Image from Wikimedia commons
We started our day by listening to Nicholas Blechman, the art director for the New York Times Book Review, and Pete Favat, CCO at Arnold Worldwide, discuss the “Obama effect.” The talk never quite clarified what exactly the “Obama effect” is, but examined several “guerilla marketing” campaigns that may reflect the widespread success of Fairey’s poster.

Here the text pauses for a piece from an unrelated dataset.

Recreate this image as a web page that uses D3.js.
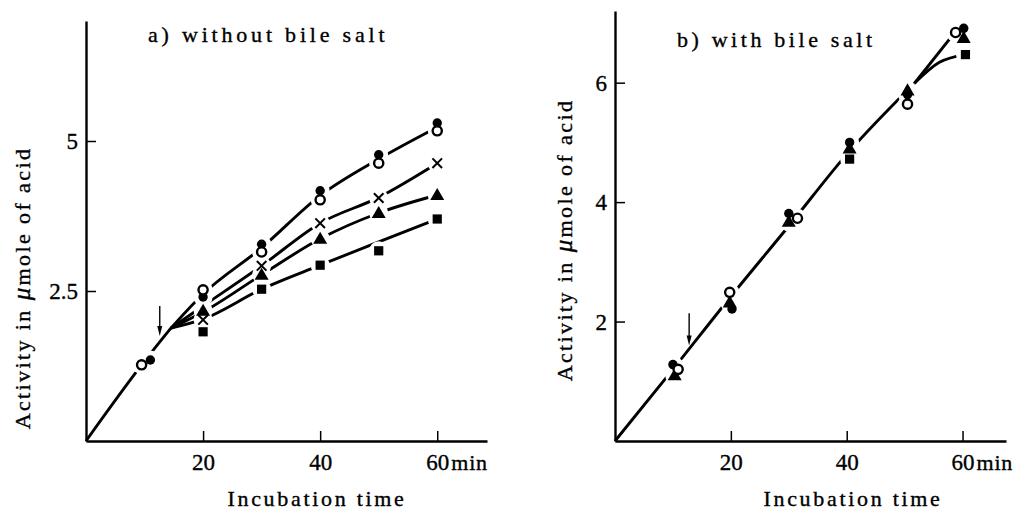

The talk began with a discussion of political “graphics” from various eras, beginning with the Roman Empire’s SPQR and laurel leaves and progressing to the swastika, a representation of peace and hope twisted forever by its association with Nazism. Favat mentioned the peace symbol as a simple but effective symbol of a political movement, while Blechman offered up mai 68 as another example of political symbolism in art—as well as perhaps the first instance of modern street art, credited to studios rather than individuals, and created for political reasons.
Image from Wikipedia
Blechman described a New York Times show of artists’ renderings of Obama, describing a general “need to draw Obama” among artists, motivated by the historical nature of his candidacy and win. Showing a few slides of the drawings from the show, Blechman noted that many artists chose to depict Obama from behind, a choice that—notwithstanding Farat’s suggestion that our president just looks good from behind—may appeal to our need for a leader, someone we can literally “get behind” and follow on a journey into the future.
In regard to using photography in design, Blechman mentioned the New York Times’ creation of a Facebook “gift” that fans of the paper could give one another on inauguration day. The image was designed by Christoph Niemann from an existing photograph. The difference between this situation and Fairey's? The Times actually gets permissions for the photographs it uses.
Blechman also discussed the “Forecast” issue of his magazine Nozone, which predicts an apocalyptic future for our global warming-wracked world, often in designs that parody corporate logos or use an everyday need—water—to represent how our future will change. It may take the revamping of such familiar icons in different contexts to make the future concrete; Blechman suggested that we have been “anesthetized to the future” because of its remote unimaginability. By proffering an image of the future couched in the familiar design alphabets of advertising and the everyday, Nozone’s Forecast succeeds in giving us a clear, if ominous, image of what we might become.
Alberto Korda photograph; image from Wikipedia
At the end of the talk, Favat reiterated the need for positioning artistic movements in the appropriate context: “Symbols will mean nothing unless the desire for change is inherent in the social context.” This brought home the main point of the talk: that Fairey’s poster would be irrelevant without the social response it received, which in turn would have been impossible without the correct social climate. The success of design, then, has nearly as much to do with its context as its content.
Tomorrow, we discuss Iron Fists: Branding the 20th-Century Totalitarian State, and Something Borrowed, Something True, in a further attempt to understand Shepard Fairey's borrowing practices.
I've never thought about it that much, but design definitely plays a huge role in political campaigns. I studied psychology in college and I'm sure you could design some pretty interesting psychological studies to prove this point.